## EXERCISE BRIEF
Extract every line of the material that holds the string "this".
○ ○ ○ ○ ○
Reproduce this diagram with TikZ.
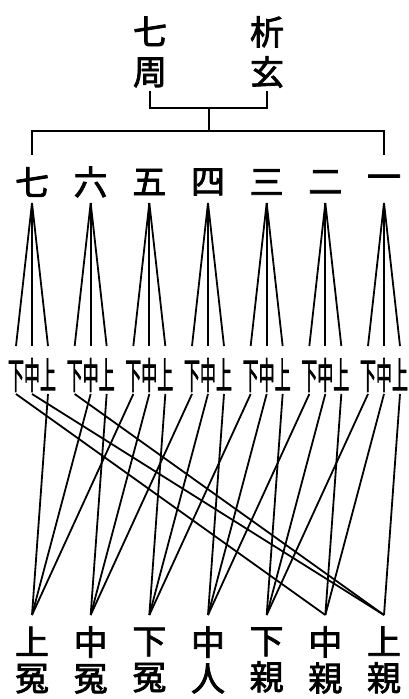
\documentclass[tikz,border=0pt]{standalone}
\usepackage{fontspec}
\newfontfamily\cjk[FakeBold=2.2]{Noto Sans CJK JP}
\usepackage{graphicx}
\usetikzlibrary{positioning,calc}

\begin{document}
\begin{tikzpicture}[
      x=1pt, y=1pt,
      title/.style={font=\cjk\fontsize{34}{40}\selectfont, align=center, inner sep=0pt},
      round/.style={font=\cjk\fontsize{34}{34}\selectfont, inner sep=0pt},
      grade/.style={font=\cjk\fontsize{16}{16}\selectfont, inner sep=0pt, anchor=base},
      person/.style={font=\cjk\fontsize{34}{36}\selectfont, align=center, inner sep=0pt},
      branch/.style={line width=2pt},
      link/.style={line width=1.8pt}
  ]
    \useasboundingbox (0,0) rectangle (408,-699);

    \node [title] (qizhou) at (150,-52) {七\\周};
    \node [title] (xixuan) at (267,-52) {析\\玄};

    % Tree
    \coordinate (top) at (209,-108);
    \coordinate (bar) at (209,-131);
    \coordinate (left) at (32,-155);
    \coordinate (right) at (384,-155);
    \draw [branch] ([yshift=-3pt]qizhou.south) |- (top) -| ([yshift=-3pt]xixuan.south);
    \draw [branch] (top) -- (bar);
    \draw [branch] (left) |- (bar) -| (right);

    % Rounds
    \foreach \num [count=\g from 0] in {七,六,五,四,三,二,一} {
      \node [round] (n-\g) at (32+58.667*\g,-182) {\num};
      \coordinate (a-\g) at (32+58.667*\g,-203);
    }

    % Grades
    \foreach \g in {0,...,6} {
      \foreach \k/\t in {0/上,1/中,2/下} {
        \node [grade] (s-\g-\k) at (32+58.667*\g+16-16*\k,-389) {\scalebox{1}[2.3]{\t}};
        \draw [link] (a-\g) -- ([yshift=43pt]s-\g-\k.base);
      }
    }

    % People
    \foreach \a/\b [count=\j from 0] in {上/冤,中/冤,下/冤,中/人,下/親,中/親,上/親} {
      \node [person] (p-\j) at (32+58.667*\j,-660) {\a\\\b};
      \coordinate (b-\j) at (32+58.667*\j,-615);
    }

    \foreach \g in {0,...,6} {
      \foreach \k in {0,1,2} {
        \pgfmathtruncatemacro\j{mod(\g-\k+7,7)}
        \draw [link] ([yshift=-5pt]s-\g-\k.base) -- (b-\j);
      }
    }
  \end{tikzpicture}
\end{document}
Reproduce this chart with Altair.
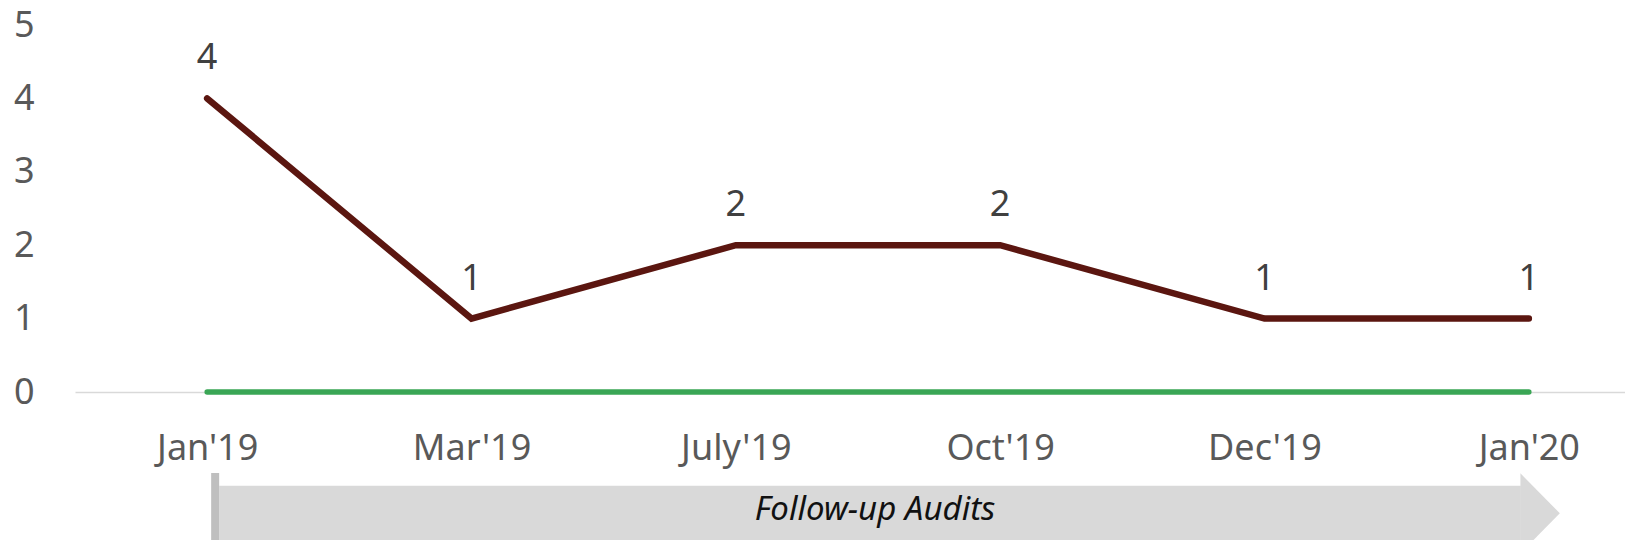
○ ○ ○ ○ ○
## TASK RESPONSE
Reproduce this diagram with TikZ.
Reproduce this chart with Altair.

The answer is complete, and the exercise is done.